## begin
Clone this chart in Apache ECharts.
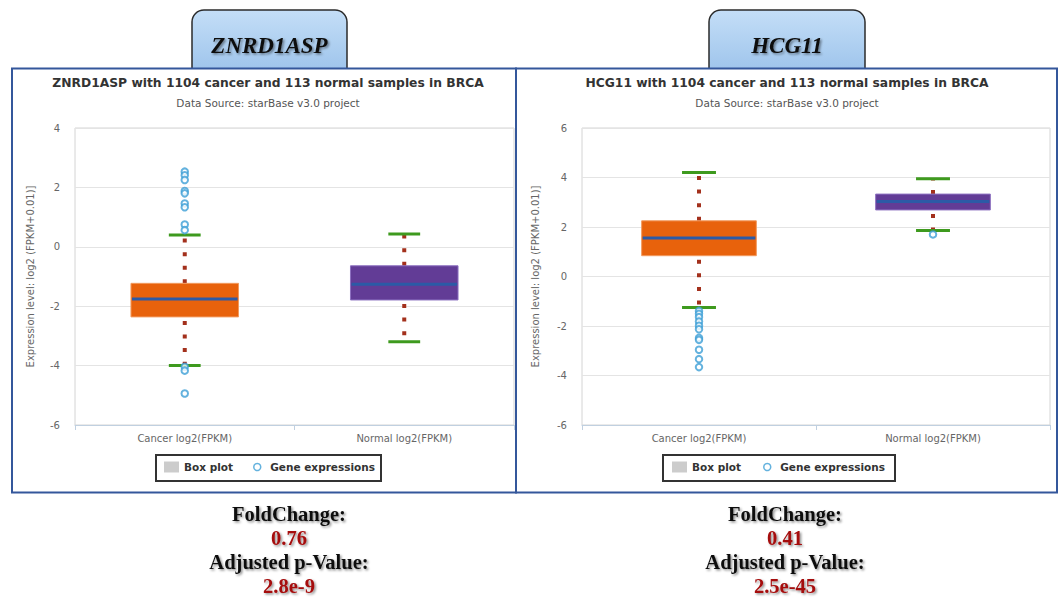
<!DOCTYPE html>
<html><head><meta charset="utf-8">
<script src="https://cdn.jsdelivr.net/npm/echarts@6/dist/echarts.min.js"></script>
<style>html,body{margin:0;padding:0;background:#fff}#c{width:1060px;height:598px}</style>
</head><body><div id="c"></div>
<script>
// ---------- data ----------
const categories = ['Cancer log2(FPKM)', 'Normal log2(FPKM)'];
const genes = ['ZNRD1ASP', 'HCG11'];
const chartTitles = ['ZNRD1ASP with 1104 cancer and 113 normal samples in BRCA', 'HCG11 with 1104 cancer and 113 normal samples in BRCA'];
const subTitle = 'Data Source: starBase v3.0 project';
const yAxisName = 'Expression level: log2 (FPKM+0.01)]';
// each row: [lower whisker, Q1, median, Q3, upper whisker]
const znrdBox = [[-4.0, -2.36, -1.76, -1.23, 0.40], [-3.2, -1.79, -1.26, -0.64, 0.43]];
const znrdOutliers = [[0, 2.53], [0, 2.41], [0, 2.25], [0, 1.88], [0, 1.80], [0, 1.46], [0, 1.33], [0, 0.75], [0, 0.56], [0, -4.04], [0, -4.17], [0, -4.94]];
const hcgBox = [[-1.25, 0.84, 1.56, 2.25, 4.2], [1.86, 2.69, 3.03, 3.33, 3.95]];
const hcgOutliers = [[0, -1.39], [0, -1.51], [0, -1.64], [0, -1.82], [0, -1.99], [0, -2.13], [0, -2.48], [0, -2.56], [0, -2.96], [0, -3.34], [0, -3.66], [1, 1.70]];
const znrdTicks = [-6, -4, -2, 0, 2, 4];
const hcgTicks = [-6, -4, -2, 0, 2, 4, 6];
const foldChange = ['0.76', '0.41'];
const adjPValue = ['2.8e-9', '2.5e-45'];

// ---------- styles ----------
const boxFill = ['#e8620c', '#623c96'];
const boxStroke = ['#f29a5e', '#8c70c0'];
const SANS = '"DejaVu Sans", Verdana, sans-serif';
const SERIF = '"Liberation Serif", "Times New Roman", serif';

function renderBox(params, api) {
  const cat = api.value(0);
  const low = api.coord([cat, api.value(1)]);
  const q1 = api.coord([cat, api.value(2)]);
  const med = api.coord([cat, api.value(3)]);
  const q3 = api.coord([cat, api.value(4)]);
  const high = api.coord([cat, api.value(5)]);
  const band = api.size([1, 0])[0];
  const bw = band * 0.49, cw = band * 0.145;
  const x = q1[0];
  const dot = {stroke: '#a3301c', lineWidth: 4, lineDash: [4, 9.6], lineCap: 'butt'};
  const cap = {stroke: '#3e9a1e', lineWidth: 3};
  return {type: 'group', children: [
    {type: 'line', shape: {x1: x, y1: q3[1], x2: x, y2: high[1]}, style: dot},
    {type: 'line', shape: {x1: x, y1: q1[1] + 4, x2: x, y2: low[1]}, style: dot},
    {type: 'line', shape: {x1: x - cw / 2, y1: high[1], x2: x + cw / 2, y2: high[1]}, style: cap},
    {type: 'line', shape: {x1: x - cw / 2, y1: low[1], x2: x + cw / 2, y2: low[1]}, style: cap},
    {type: 'rect', shape: {x: x - bw / 2, y: q3[1], width: bw, height: q1[1] - q3[1]}, style: {fill: boxFill[cat], stroke: boxStroke[cat], lineWidth: 1}},
    {type: 'line', shape: {x1: x - bw / 2 + 1, y1: med[1], x2: x + bw / 2 - 1, y2: med[1]}, style: {stroke: '#2c5aa6', lineWidth: 3}}
  ]};
}

const grids = [
  {left: 75, top: 128, width: 439, height: 297},
  {left: 582, top: 128, width: 468, height: 297}
];
const boxes = [znrdBox, hcgBox];
const outliers = [znrdOutliers, hcgOutliers];
const ticks = [znrdTicks, hcgTicks];
const nameGaps = [40, 42];
const legendText = {color: '#333', fontSize: 10.5, fontWeight: 'bold', fontFamily: SANS};

const option = {
  animation: false,
  backgroundColor: '#ffffff',
  grid: grids.map(g => Object.assign({show: true, borderColor: '#d4d4d4', borderWidth: 1, backgroundColor: 'transparent'}, g)),
  xAxis: grids.map((g, i) => ({
    type: 'category', gridIndex: i, data: categories,
    axisLine: {show: true, onZero: false, lineStyle: {color: '#c0d0e0', width: 1}},
    axisTick: {show: true, length: 5, lineStyle: {color: '#c0d0e0'}},
    axisLabel: {color: '#666', fontSize: 10, fontFamily: SANS, margin: 8},
    splitLine: {show: false}
  })),
  yAxis: grids.map((g, i) => ({
    type: 'value', gridIndex: i,
    min: ticks[i][0], max: ticks[i][ticks[i].length - 1], interval: ticks[i][1] - ticks[i][0],
    axisLine: {show: false}, axisTick: {show: false},
    axisLabel: {color: '#666', fontSize: 10, fontFamily: SANS, margin: 15},
    splitLine: {show: true, lineStyle: {color: '#e4e4e4', width: 1}},
    name: yAxisName, nameLocation: 'middle', nameGap: nameGaps[i], nameRotate: 90,
    nameTextStyle: {color: '#666', fontSize: 10, fontFamily: SANS}
  })),
  legend: [
    {data: [{name: 'Box plot', icon: 'rect', itemStyle: {color: '#cccccc', borderWidth: 0}}], left: 164, top: 461.5, itemWidth: 15, itemHeight: 11, padding: 0, selectedMode: false, textStyle: legendText},
    {data: [{name: 'Gene expressions', icon: 'circle', itemStyle: {color: '#ffffff', borderColor: '#3d9fd6', borderWidth: 1.5}}], left: 253, top: 461.5, itemWidth: 16, itemHeight: 7, padding: 0, selectedMode: false, textStyle: legendText},
    {data: [{name: 'Box plot', icon: 'rect', itemStyle: {color: '#cccccc', borderWidth: 0}}], left: 672, top: 461.5, itemWidth: 15, itemHeight: 11, padding: 0, selectedMode: false, textStyle: legendText},
    {data: [{name: 'Gene expressions', icon: 'circle', itemStyle: {color: '#ffffff', borderColor: '#3d9fd6', borderWidth: 1.5}}], left: 763, top: 461.5, itemWidth: 16, itemHeight: 7, padding: 0, selectedMode: false, textStyle: legendText}
  ],
  series: [],
  graphic: []
};

for (let i = 0; i < 2; i++) {
  option.series.push({
    type: 'custom', name: 'Box plot', xAxisIndex: i, yAxisIndex: i,
    renderItem: renderBox,
    encode: {x: 0, y: [1, 2, 3, 4, 5]},
    data: boxes[i].map((b, c) => [c].concat(b)),
    z: 2
  });
  option.series.push({
    type: 'scatter', name: 'Gene expressions', xAxisIndex: i, yAxisIndex: i,
    symbol: 'emptyCircle', symbolSize: 6.5,
    itemStyle: {color: '#3d9fd6', borderWidth: 1.5},
    data: outliers[i], z: 3
  });
}

// panels, tabs, titles, annotation text
const panels = [{x: 12, w: 504, cx: 268, tabX: 192, tabW: 155, tabCx: 269.5, noteCx: 289},
                {x: 516, w: 541, cx: 787, tabX: 709, tabW: 156, tabCx: 787, noteCx: 785}];
const shadow = {textShadowColor: 'rgba(0,0,0,0.45)', textShadowBlur: 2, textShadowOffsetX: 1.5, textShadowOffsetY: 1.5};
panels.forEach((p, i) => {
  option.graphic.push(
    {type: 'rect', z: -12, shape: {x: p.tabX, y: 10, width: p.tabW, height: 60, r: [12, 12, 0, 0]},
     style: {fill: new echarts.graphic.LinearGradient(0, 0, 0, 1, [{offset: 0, color: '#c4def7'}, {offset: 1, color: '#9fc5ec'}]), stroke: '#2b2b2b', lineWidth: 1.5}},
    {type: 'text', z: -11, x: p.tabCx, y: 45, style: Object.assign({text: genes[i], fontFamily: SERIF, fontSize: 23, fontWeight: 'bold', fontStyle: 'italic', fill: '#111', align: 'center', verticalAlign: 'middle'}, shadow)},
    {type: 'rect', z: -10, shape: {x: p.x, y: 68.5, width: p.w, height: 424}, style: {fill: '#ffffff', stroke: '#34579b', lineWidth: 2}},
    {type: 'text', z: 5, x: p.cx, y: 83, style: {text: chartTitles[i], fontFamily: SANS, fontSize: 12.3, fontWeight: 'bold', fill: '#333', align: 'center', verticalAlign: 'middle'}},
    {type: 'text', z: 5, x: p.cx, y: 103, style: {text: subTitle, fontFamily: SANS, fontSize: 10.5, fill: '#555', align: 'center', verticalAlign: 'middle'}},
    {type: 'rect', z: -5, shape: {x: p.x + (i === 0 ? 144 : 147), y: 455, width: i === 0 ? 225 : 232, height: 26}, style: {fill: '#ffffff', stroke: '#333', lineWidth: 2}},
    {type: 'text', x: p.noteCx, y: 514, style: Object.assign({text: 'FoldChange:', fontFamily: SERIF, fontSize: 20.5, fontWeight: 'bold', fill: '#111', align: 'center', verticalAlign: 'middle'}, shadow)},
    {type: 'text', x: p.noteCx, y: 538, style: Object.assign({text: foldChange[i], fontFamily: SERIF, fontSize: 20.5, fontWeight: 'bold', fill: '#a50d0d', align: 'center', verticalAlign: 'middle'}, shadow)},
    {type: 'text', x: p.noteCx, y: 562, style: Object.assign({text: 'Adjusted p-Value:', fontFamily: SERIF, fontSize: 20.5, fontWeight: 'bold', fill: '#111', align: 'center', verticalAlign: 'middle'}, shadow)},
    {type: 'text', x: p.noteCx, y: 585.5, style: Object.assign({text: adjPValue[i], fontFamily: SERIF, fontSize: 20.5, fontWeight: 'bold', fill: '#a50d0d', align: 'center', verticalAlign: 'middle'}, shadow)}
  );
});

const chart = echarts.init(document.getElementById('c'), null, {renderer: 'svg'});
chart.setOption(option);
</script>
</body></html>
## end
> [Given instruction]:
From the first line of the listing above, repeat every line through the one holding "const adjPValue = ['2.8e-9', '2.5e-45'];". Both ends count, and pictures stay out.

> [Answer]:
Clone this chart in Apache ECharts.
<!DOCTYPE html>
<html><head><meta charset="utf-8">
<script src="https://cdn.jsdelivr.net/npm/echarts@6/dist/echarts.min.js"></script>
<style>html,body{margin:0;padding:0;background:#fff}#c{width:1060px;height:598px}</style>
</head><body><div id="c"></div>
<script>
// ---------- data ----------
const categories = ['Cancer log2(FPKM)', 'Normal log2(FPKM)'];
const genes = ['ZNRD1ASP', 'HCG11'];
const chartTitles = ['ZNRD1ASP with 1104 cancer and 113 normal samples in BRCA', 'HCG11 with 1104 cancer and 113 normal samples in BRCA'];
const subTitle = 'Data Source: starBase v3.0 project';
const yAxisName = 'Expression level: log2 (FPKM+0.01)]';
// each row: [lower whisker, Q1, median, Q3, upper whisker]
const znrdBox = [[-4.0, -2.36, -1.76, -1.23, 0.40], [-3.2, -1.79, -1.26, -0.64, 0.43]];
const znrdOutliers = [[0, 2.53], [0, 2.41], [0, 2.25], [0, 1.88], [0, 1.80], [0, 1.46], [0, 1.33], [0, 0.75], [0, 0.56], [0, -4.04], [0, -4.17], [0, -4.94]];
const hcgBox = [[-1.25, 0.84, 1.56, 2.25, 4.2], [1.86, 2.69, 3.03, 3.33, 3.95]];
const hcgOutliers = [[0, -1.39], [0, -1.51], [0, -1.64], [0, -1.82], [0, -1.99], [0, -2.13], [0, -2.48], [0, -2.56], [0, -2.96], [0, -3.34], [0, -3.66], [1, 1.70]];
const znrdTicks = [-6, -4, -2, 0, 2, 4];
const hcgTicks = [-6, -4, -2, 0, 2, 4, 6];
const foldChange = ['0.76', '0.41'];
const adjPValue = ['2.8e-9', '2.5e-45'];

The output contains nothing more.